◆ **Set task**
All lines from the beginning of the listing through the line with "import * as" are to be copied word for word; the pictures are not.

◆ **Available data**
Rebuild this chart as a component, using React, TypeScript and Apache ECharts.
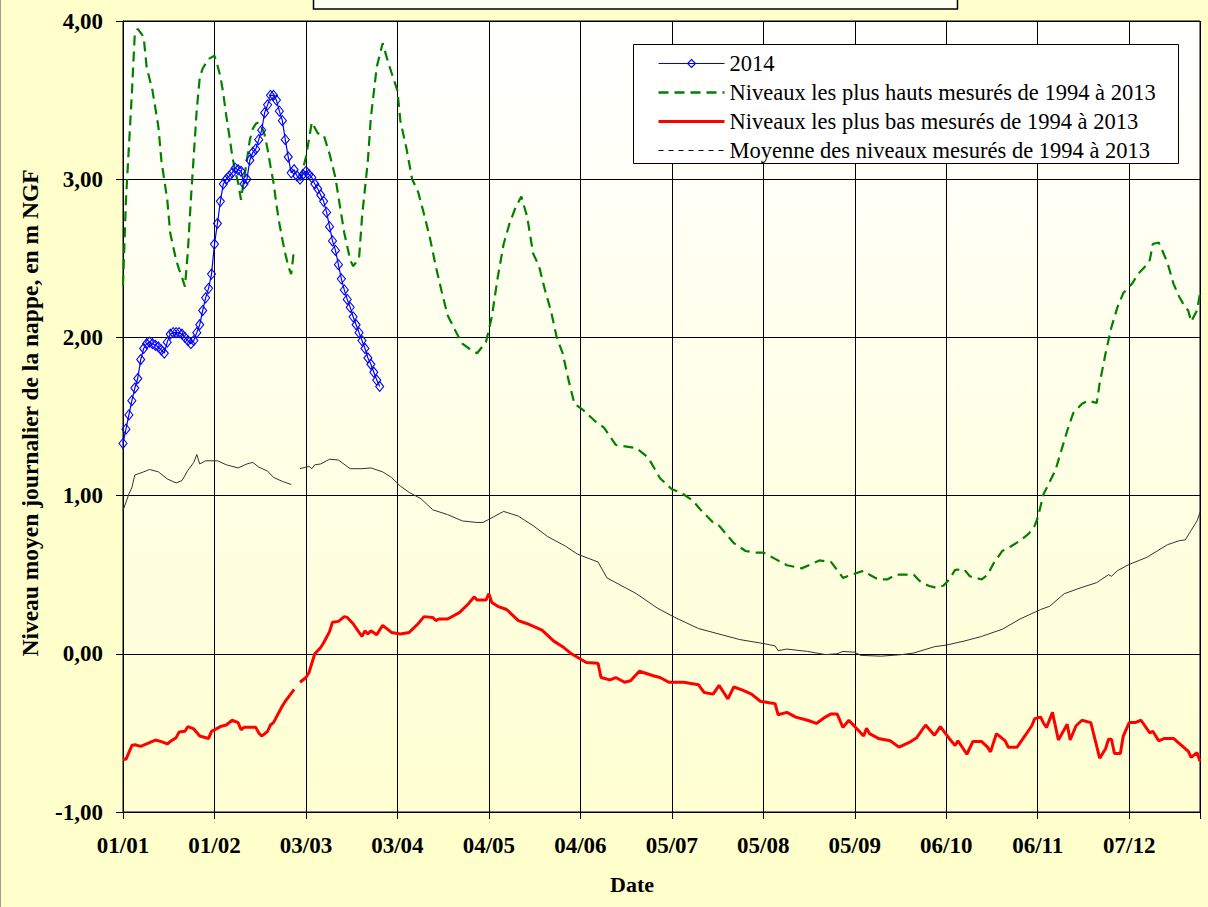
import React, { useEffect, useRef } from "react";
import * as echarts from "echarts";

// x axis: day of year (leap-year calendar, 0 = 01/01, 365 = 31/12)
const xTickLabels = ["01/01", "01/02", "03/03", "03/04", "04/05", "04/06", "05/07", "05/08", "05/09", "06/10", "06/11", "07/12"];
const xTickStep = 31;
const yTickStep = 1;

const legendNames = [
  "2014",
  "Niveaux les plus hauts mesurés de 1994 à 2013",
  "Niveaux les plus bas mesurés de 1994 à 2013",
  "Moyenne des niveaux mesurés de 1994 à 2013",
];

// 2014 daily levels (day 0 = 1 January)
const level2014 = [
  1.33, 1.42, 1.51, 1.60, 1.68, 1.74, 1.86, 1.93, 1.96, 1.97,
  1.96, 1.95, 1.94, 1.92, 1.90, 1.97, 2.02, 2.03, 2.03, 2.03,
  2.02, 2.00, 1.98, 1.96, 1.98, 2.03, 2.08, 2.17, 2.25, 2.31,
  2.40, 2.59, 2.72, 2.86, 2.97, 3.00, 3.02, 3.04, 3.07, 3.06,
  3.05, 2.97, 3.00, 3.12, 3.17, 3.19, 3.25, 3.31, 3.42, 3.47,
  3.53, 3.53, 3.50, 3.43, 3.37, 3.25, 3.14, 3.04, 3.06, 3.02,
  3.00, 3.03, 3.05, 3.03, 3.01, 2.97, 2.94, 2.90, 2.86, 2.79,
  2.70, 2.61, 2.55, 2.46, 2.37, 2.30, 2.24, 2.19, 2.13, 2.08,
  2.03, 1.98, 1.93, 1.87, 1.83, 1.78, 1.73, 1.69,
];

// Highest levels 1994-2013 [day, level]
const highest: [number, number | null][] = [
  [0, 2.33], [1, 2.87], [3, 3.54], [4, 3.92], [5, 3.95], [7, 3.90], [8, 3.71], [10, 3.56], [12, 3.33], [13, 3.12],
  [15, 2.87], [16, 2.66], [18, 2.49], [19, 2.43], [20, 2.38], [21, 2.32], [22, 2.55], [23, 2.87], [25, 3.44], [26, 3.64],
  [27, 3.70], [29, 3.76], [31, 3.78], [32, 3.72], [33, 3.65], [34, 3.54], [35, 3.40], [36, 3.28], [37, 3.15], [38, 3.05],
  [39, 2.98], [40, 2.87], [41, 3.00], [42, 3.12], [43, 3.25], [44, 3.32], [45, 3.35], [46, 3.36], [47, 3.33], [48, 3.28],
  [49, 3.19], [50, 3.08], [51, 2.98], [52, 2.84], [53, 2.72], [54, 2.62], [55, 2.53], [56, 2.45], [57, 2.40], [58, 2.56],
  [59, null],
  [60, 2.99], [62, 3.14], [64, 3.36], [66, 3.29], [68, 3.28], [70, 3.16], [72, 3.01], [73, 2.89], [75, 2.66], [77, 2.49],
  [78, 2.45], [80, 2.50], [81, 2.76], [83, 3.12], [84, 3.39], [86, 3.71], [88, 3.86], [90, 3.73], [93, 3.56], [94, 3.37],
  [96, 3.20], [98, 3.00], [100, 2.92], [102, 2.78], [104, 2.63], [106, 2.45], [108, 2.29], [110, 2.14], [113, 2.03], [115, 1.96],
  [118, 1.92], [120, 1.90], [123, 1.97], [125, 2.13], [127, 2.38], [129, 2.59], [131, 2.72], [133, 2.82], [135, 2.89], [137, 2.76],
  [139, 2.53], [141, 2.45], [143, 2.30], [145, 2.17], [147, 2.00], [149, 1.90], [151, 1.73], [153, 1.58], [156, 1.54], [160, 1.47],
  [163, 1.43], [167, 1.32], [174, 1.30], [178, 1.24], [182, 1.11], [186, 1.04], [189, 1.02], [193, 0.97], [196, 0.905], [200, 0.83],
  [202, 0.81], [207, 0.70], [211, 0.65], [214, 0.64], [217, 0.64], [221, 0.60], [225, 0.56], [230, 0.54], [236, 0.59], [240, 0.58],
  [244, 0.48], [247, 0.50], [251, 0.525], [253, 0.50], [256, 0.47], [259, 0.47], [262, 0.50], [265, 0.50], [268, 0.50], [270, 0.46],
  [273, 0.43], [275, 0.42], [278, 0.43], [280, 0.47], [282, 0.53], [285, 0.535], [287, 0.49], [291, 0.47], [293, 0.50], [295, 0.57],
  [298, 0.65], [301, 0.68], [304, 0.715], [307, 0.76], [309, 0.81], [310, 0.86], [312, 1.01], [316, 1.16], [318, 1.285], [320, 1.41],
  [322, 1.52], [325, 1.58], [327, 1.60], [330, 1.585], [331, 1.71], [333, 1.90], [335, 2.065], [337, 2.19], [339, 2.28], [342, 2.34],
  [344, 2.40], [347, 2.46], [348, 2.49], [349, 2.59], [351, 2.60], [352, 2.56], [354, 2.47], [356, 2.34], [358, 2.255], [360, 2.19],
  [361, 2.17], [362, 2.10], [364, 2.17], [365, 2.28],
];

// Lowest levels 1994-2013 [day, level]
const lowest: [number, number | null][] = [
  [0, -0.667], [1, -0.667], [3, -0.58], [4, -0.575], [6, -0.585], [8, -0.57], [11, -0.545], [13, -0.555], [15, -0.57], [16, -0.555],
  [18, -0.53], [19, -0.495], [21, -0.49], [22, -0.46], [24, -0.475], [26, -0.52], [29, -0.535], [30, -0.49], [33, -0.46], [35, -0.45],
  [37, -0.42], [39, -0.435], [40, -0.48], [41, -0.465], [45, -0.465], [46, -0.50], [47, -0.52], [49, -0.49], [50, -0.45], [51, -0.435],
  [53, -0.365], [54, -0.33], [55, -0.30], [56, -0.275], [58, -0.225],
  [59, null],
  [60, -0.18], [62, -0.15], [63, -0.12], [65, 0.00], [67, 0.04], [68, 0.07], [70, 0.14], [71, 0.20], [73, 0.205], [75, 0.235],
  [76, 0.23], [78, 0.19], [80, 0.135], [81, 0.11], [82, 0.145], [83, 0.125], [84, 0.145], [86, 0.12], [88, 0.18], [91, 0.135],
  [94, 0.125], [97, 0.135], [100, 0.19], [102, 0.235], [105, 0.23], [106, 0.21], [107, 0.22], [110, 0.22], [114, 0.26], [117, 0.315],
  [119, 0.36], [120, 0.34], [123, 0.34], [124, 0.38], [125, 0.325], [127, 0.30], [130, 0.28], [134, 0.21], [137, 0.19], [142, 0.15],
  [146, 0.08], [149, 0.045], [152, 0.00], [157, -0.055], [161, -0.06], [162, -0.15], [165, -0.165], [167, -0.15], [170, -0.18], [172, -0.17],
  [175, -0.11], [180, -0.14], [182, -0.15], [185, -0.18], [190, -0.18], [195, -0.195], [197, -0.245], [200, -0.255], [202, -0.20], [205, -0.285],
  [207, -0.21], [210, -0.23], [213, -0.255], [216, -0.30], [219, -0.31], [221, -0.315], [222, -0.385], [225, -0.37], [228, -0.40], [232, -0.42],
  [235, -0.44], [238, -0.40], [240, -0.38], [242, -0.38], [244, -0.465], [246, -0.42], [251, -0.52], [252, -0.47], [253, -0.505], [256, -0.535],
  [260, -0.55], [263, -0.59], [267, -0.555], [269, -0.53], [272, -0.45], [275, -0.515], [277, -0.46], [280, -0.535], [282, -0.58], [283, -0.55],
  [286, -0.635], [288, -0.555], [291, -0.555], [293, -0.59], [294, -0.62], [296, -0.505], [299, -0.55], [300, -0.59], [303, -0.59], [306, -0.51],
  [308, -0.455], [309, -0.41], [311, -0.40], [312, -0.44], [313, -0.465], [315, -0.37], [317, -0.545], [320, -0.445], [321, -0.545], [323, -0.455],
  [325, -0.42], [328, -0.435], [331, -0.66], [333, -0.60], [334, -0.54], [335, -0.54], [336, -0.63], [338, -0.63], [339, -0.52], [341, -0.435],
  [343, -0.435], [345, -0.42], [348, -0.50], [349, -0.49], [351, -0.55], [353, -0.535], [356, -0.535], [360, -0.60], [361, -0.615], [362, -0.655],
  [364, -0.625], [365, -0.68],
];

// Mean levels 1994-2013 [day, level]
const mean: [number, number | null][] = [
  [0, 0.905], [2, 1.01], [3, 1.05], [4, 1.13], [7, 1.15], [9, 1.165], [12, 1.15], [15, 1.105], [18, 1.08], [20, 1.095],
  [22, 1.16], [24, 1.21], [25, 1.26], [26, 1.20], [28, 1.22], [32, 1.22], [35, 1.195], [39, 1.175], [42, 1.20], [44, 1.21],
  [46, 1.18], [49, 1.155], [51, 1.115], [54, 1.09], [57, 1.07],
  [58, null],
  [60, 1.17], [63, 1.185], [64, 1.17], [65, 1.195], [67, 1.20], [70, 1.23], [73, 1.225], [77, 1.17], [81, 1.17], [84, 1.175],
  [88, 1.15], [91, 1.115], [94, 1.06], [97, 1.02], [101, 0.98], [105, 0.91], [110, 0.88], [115, 0.84], [120, 0.83], [122, 0.83],
  [124, 0.85], [129, 0.90], [134, 0.87], [139, 0.81], [144, 0.74], [150, 0.68], [154, 0.63], [161, 0.58], [164, 0.48], [168, 0.44],
  [174, 0.38], [181, 0.29], [187, 0.23], [195, 0.16], [202, 0.125], [209, 0.09], [217, 0.065], [221, 0.05], [222, 0.02], [225, 0.03],
  [232, 0.015], [238, -0.005], [242, 0.00], [244, 0.015], [248, 0.01], [250, -0.01], [257, -0.015], [264, -0.005], [268, 0.005], [275, 0.045],
  [279, 0.055], [285, 0.08], [291, 0.11], [298, 0.155], [304, 0.22], [311, 0.28], [314, 0.30], [319, 0.38], [325, 0.42], [330, 0.45],
  [334, 0.50], [335, 0.49], [337, 0.525], [341, 0.565], [347, 0.61], [354, 0.69], [358, 0.715], [360, 0.72], [362, 0.78], [364, 0.84],
  [365, 0.895],
];

const SERIF = "'Liberation Serif', 'Times New Roman', serif";

export default function App() {
  const ref = useRef<HTMLDivElement>(null);

  useEffect(() => {
    if (!ref.current) return;
    const chart = echarts.init(ref.current, null, { renderer: "svg" });
    chart.setOption({
      animation: false,
      backgroundColor: "#FFFFCC",
      grid: {
        left: 123,
        right: 8,
        top: 21,
        bottom: 95,
        show: true,
        borderColor: "#000",
        borderWidth: 1,
        backgroundColor: new echarts.graphic.LinearGradient(0, 0, 0, 1, [
          { offset: 0, color: "#FFFFFF" },
          { offset: 1, color: "#FFFFD2" },
        ]),
      },
      xAxis: {
        type: "value",
        min: 0,
        max: 365,
        interval: xTickStep,
        axisLine: { show: true, onZero: false, lineStyle: { color: "#000", width: 1 } },
        axisTick: { show: true, length: 7, lineStyle: { color: "#000" } },
        splitLine: { show: true, lineStyle: { color: "#000", width: 1 } },
        axisLabel: {
          margin: 22,
          fontFamily: SERIF,
          fontWeight: "bold",
          fontSize: 23,
          color: "#000",
          formatter: (v: number) => {
            const i = Math.round(v / xTickStep);
            return Math.abs(v - i * xTickStep) < 1e-6 && i < xTickLabels.length ? xTickLabels[i] : "";
          },
        },
      },
      yAxis: {
        type: "value",
        min: -1,
        max: 4,
        interval: yTickStep,
        axisLine: { show: true, lineStyle: { color: "#000", width: 1 } },
        axisTick: { show: true, length: 7, lineStyle: { color: "#000" } },
        splitLine: { show: true, lineStyle: { color: "#000", width: 1 } },
        axisLabel: {
          margin: 20,
          fontFamily: SERIF,
          fontWeight: "bold",
          fontSize: 23,
          color: "#000",
          formatter: (v: number) => v.toFixed(2).replace(".", ","),
        },
      },
      legend: {
        left: 657,
        top: 52,
        orient: "vertical",
        padding: 0,
        itemWidth: 66,
        itemHeight: 10,
        itemGap: 6,
        selectedMode: false,
        textStyle: { fontFamily: SERIF, fontSize: 22.5, color: "#000" },
        data: [
          {
            name: legendNames[0],
            lineStyle: { width: 1.2, color: "#0000FF" },
            itemStyle: { color: "rgba(255,255,255,0)", borderColor: "#0000FF", borderWidth: 1.1 },
          },
          { name: legendNames[1], itemStyle: { opacity: 0 }, lineStyle: { width: 2.5, color: "#008000", type: [10, 6] } },
          { name: legendNames[2], itemStyle: { opacity: 0 }, lineStyle: { width: 3, color: "#FF0000" } },
          { name: legendNames[3], itemStyle: { opacity: 0 }, lineStyle: { width: 1, type: [5, 5], color: "#000" } },
        ],
      },
      graphic: [
        {
          type: "rect",
          z: 3,
          shape: { x: 633.5, y: 44.5, width: 545, height: 119 },
          style: { fill: "#FFFFFF", stroke: "#000", lineWidth: 1 },
        },
        {
          type: "rect",
          shape: { x: 313.5, y: -12, width: 644, height: 21 },
          style: { fill: "#FFFFF0", stroke: "#000", lineWidth: 1.5 },
        },
        {
          type: "line",
          shape: { x1: 0.5, y1: 0, x2: 0.5, y2: 907 },
          style: { stroke: "#A0A090", lineWidth: 1 },
        },
        {
          type: "text",
          x: 30,
          y: 413,
          rotation: Math.PI / 2,
          style: {
            text: "Niveau moyen journalier de la nappe, en m NGF",
            fontFamily: SERIF,
            fontWeight: "bold",
            fontSize: 23.5,
            fill: "#000",
            align: "center",
            verticalAlign: "middle",
          },
        },
        {
          type: "text",
          x: 632,
          y: 884,
          style: {
            text: "Date",
            fontFamily: SERIF,
            fontWeight: "bold",
            fontSize: 22,
            fill: "#000",
            align: "center",
            verticalAlign: "middle",
          },
        },
      ],
      series: [
        {
          name: legendNames[0],
          type: "line",
          data: level2014.map((v, i) => [i, v]),
          symbol: "diamond",
          symbolSize: [8, 10],
          showSymbol: true,
          z: 5,
          lineStyle: { color: "#0000FF", width: 1.2 },
          itemStyle: { color: "rgba(255,255,255,0)", borderColor: "#0000FF", borderWidth: 1.1 },
        },
        {
          name: legendNames[1],
          type: "line",
          data: highest,
          symbol: "none",
          connectNulls: false,
          color: "#008000",
          lineStyle: { color: "#008000", width: 2.2, type: [10, 6] },
        },
        {
          name: legendNames[2],
          type: "line",
          data: lowest,
          symbol: "none",
          connectNulls: false,
          color: "#FF0000",
          lineStyle: { color: "#FF0000", width: 3 },
        },
        {
          name: legendNames[3],
          type: "line",
          data: mean,
          symbol: "none",
          connectNulls: false,
          color: "#333333",
          lineStyle: { color: "#333333", width: 1 },
        },
      ],
    });
    return () => chart.dispose();
  }, []);

  return <div ref={ref} style={{ position: "fixed", left: 0, top: 0, width: 1208, height: 907 }} />;
}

◆ **Final result**
Rebuild this chart as a component, using React, TypeScript and Apache ECharts.
import React, { useEffect, useRef } from "react";
import * as echarts from "echarts";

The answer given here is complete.